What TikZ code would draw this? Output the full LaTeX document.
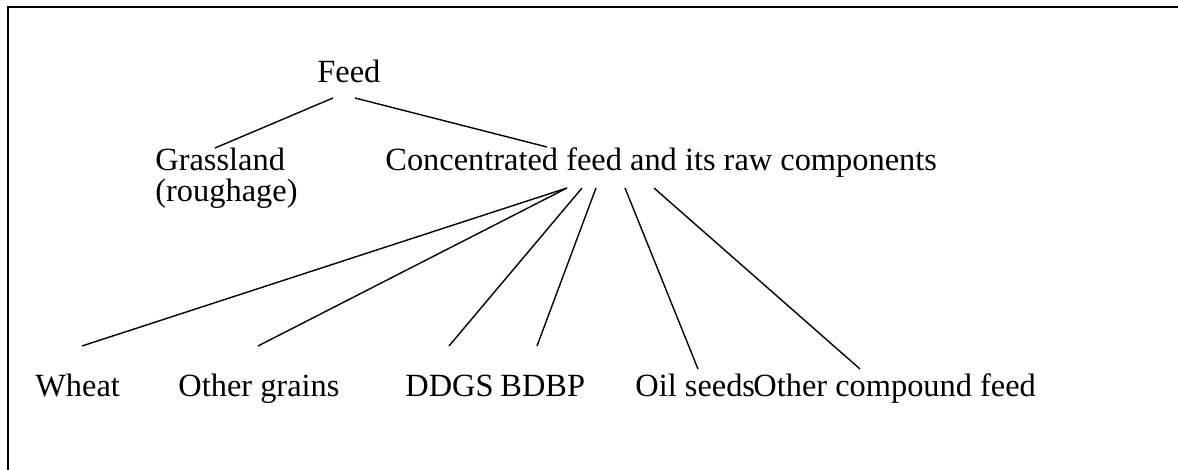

--

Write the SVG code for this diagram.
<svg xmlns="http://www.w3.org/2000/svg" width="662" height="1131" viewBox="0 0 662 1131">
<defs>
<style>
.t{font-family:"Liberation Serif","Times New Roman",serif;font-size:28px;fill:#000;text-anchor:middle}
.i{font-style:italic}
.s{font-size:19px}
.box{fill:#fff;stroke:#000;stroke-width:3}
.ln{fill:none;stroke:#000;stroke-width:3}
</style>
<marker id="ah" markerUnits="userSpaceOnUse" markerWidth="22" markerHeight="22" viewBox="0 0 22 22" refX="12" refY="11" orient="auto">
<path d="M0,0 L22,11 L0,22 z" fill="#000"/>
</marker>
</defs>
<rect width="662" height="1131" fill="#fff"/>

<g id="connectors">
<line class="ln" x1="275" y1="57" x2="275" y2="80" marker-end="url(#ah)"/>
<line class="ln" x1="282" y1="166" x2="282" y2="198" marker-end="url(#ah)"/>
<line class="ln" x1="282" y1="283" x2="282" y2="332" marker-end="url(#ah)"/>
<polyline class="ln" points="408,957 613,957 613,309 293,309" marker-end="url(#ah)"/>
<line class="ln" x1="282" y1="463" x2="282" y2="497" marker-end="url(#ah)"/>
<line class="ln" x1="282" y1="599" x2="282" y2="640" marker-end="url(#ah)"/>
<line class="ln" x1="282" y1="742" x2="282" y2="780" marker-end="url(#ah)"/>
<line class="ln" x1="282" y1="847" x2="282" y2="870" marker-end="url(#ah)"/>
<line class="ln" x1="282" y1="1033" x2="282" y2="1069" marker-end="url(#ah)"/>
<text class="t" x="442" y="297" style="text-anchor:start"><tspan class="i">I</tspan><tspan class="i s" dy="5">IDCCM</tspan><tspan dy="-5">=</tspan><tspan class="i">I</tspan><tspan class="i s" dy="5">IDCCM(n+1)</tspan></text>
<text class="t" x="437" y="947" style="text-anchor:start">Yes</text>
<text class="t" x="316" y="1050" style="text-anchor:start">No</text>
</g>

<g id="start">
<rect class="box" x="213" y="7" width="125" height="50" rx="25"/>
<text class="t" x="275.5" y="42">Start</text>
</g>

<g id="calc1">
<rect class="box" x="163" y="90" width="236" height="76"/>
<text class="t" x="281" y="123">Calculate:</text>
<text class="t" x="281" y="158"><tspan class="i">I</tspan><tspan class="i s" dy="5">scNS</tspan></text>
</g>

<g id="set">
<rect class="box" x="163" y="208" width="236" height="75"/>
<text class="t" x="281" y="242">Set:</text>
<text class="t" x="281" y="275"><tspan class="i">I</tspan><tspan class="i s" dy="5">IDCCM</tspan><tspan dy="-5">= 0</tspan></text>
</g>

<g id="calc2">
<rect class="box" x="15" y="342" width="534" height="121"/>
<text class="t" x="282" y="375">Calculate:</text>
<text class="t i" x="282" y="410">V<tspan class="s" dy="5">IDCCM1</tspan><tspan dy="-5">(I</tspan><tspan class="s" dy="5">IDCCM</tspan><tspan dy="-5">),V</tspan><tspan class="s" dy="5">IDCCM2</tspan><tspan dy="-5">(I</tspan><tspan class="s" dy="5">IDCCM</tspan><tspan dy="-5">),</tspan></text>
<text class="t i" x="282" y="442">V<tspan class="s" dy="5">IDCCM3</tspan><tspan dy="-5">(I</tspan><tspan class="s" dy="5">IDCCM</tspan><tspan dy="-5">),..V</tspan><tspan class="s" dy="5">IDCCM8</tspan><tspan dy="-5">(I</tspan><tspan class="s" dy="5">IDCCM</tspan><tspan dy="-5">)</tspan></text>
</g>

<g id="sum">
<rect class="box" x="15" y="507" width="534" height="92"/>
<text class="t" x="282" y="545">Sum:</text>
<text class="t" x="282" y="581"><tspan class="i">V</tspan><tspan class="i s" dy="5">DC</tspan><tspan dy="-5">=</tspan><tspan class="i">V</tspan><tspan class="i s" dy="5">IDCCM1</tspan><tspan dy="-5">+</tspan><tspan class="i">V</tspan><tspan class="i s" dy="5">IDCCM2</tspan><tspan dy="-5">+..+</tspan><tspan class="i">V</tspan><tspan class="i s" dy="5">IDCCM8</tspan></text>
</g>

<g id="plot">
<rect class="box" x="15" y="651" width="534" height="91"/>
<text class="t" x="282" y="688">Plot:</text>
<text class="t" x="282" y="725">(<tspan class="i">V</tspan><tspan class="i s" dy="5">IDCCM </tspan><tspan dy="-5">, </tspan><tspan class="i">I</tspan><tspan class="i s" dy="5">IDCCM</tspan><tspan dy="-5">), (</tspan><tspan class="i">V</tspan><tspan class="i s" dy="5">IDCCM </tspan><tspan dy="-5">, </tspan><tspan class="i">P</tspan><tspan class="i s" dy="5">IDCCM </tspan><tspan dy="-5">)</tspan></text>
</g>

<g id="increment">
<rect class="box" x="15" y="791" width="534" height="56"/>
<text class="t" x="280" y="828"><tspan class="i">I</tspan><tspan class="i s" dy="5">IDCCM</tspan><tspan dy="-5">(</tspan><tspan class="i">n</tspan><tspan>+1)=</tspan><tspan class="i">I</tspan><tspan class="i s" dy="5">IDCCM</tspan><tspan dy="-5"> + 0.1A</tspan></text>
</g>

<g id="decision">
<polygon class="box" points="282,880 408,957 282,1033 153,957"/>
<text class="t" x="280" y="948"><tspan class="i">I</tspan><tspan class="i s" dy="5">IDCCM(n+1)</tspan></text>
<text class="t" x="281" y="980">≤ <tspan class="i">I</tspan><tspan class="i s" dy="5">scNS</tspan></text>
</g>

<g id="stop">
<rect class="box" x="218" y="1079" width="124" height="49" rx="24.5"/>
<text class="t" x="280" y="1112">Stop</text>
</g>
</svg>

**Task instructions**
Count every line of the records that holds "this". State the number, nothing else.

**The answer**
2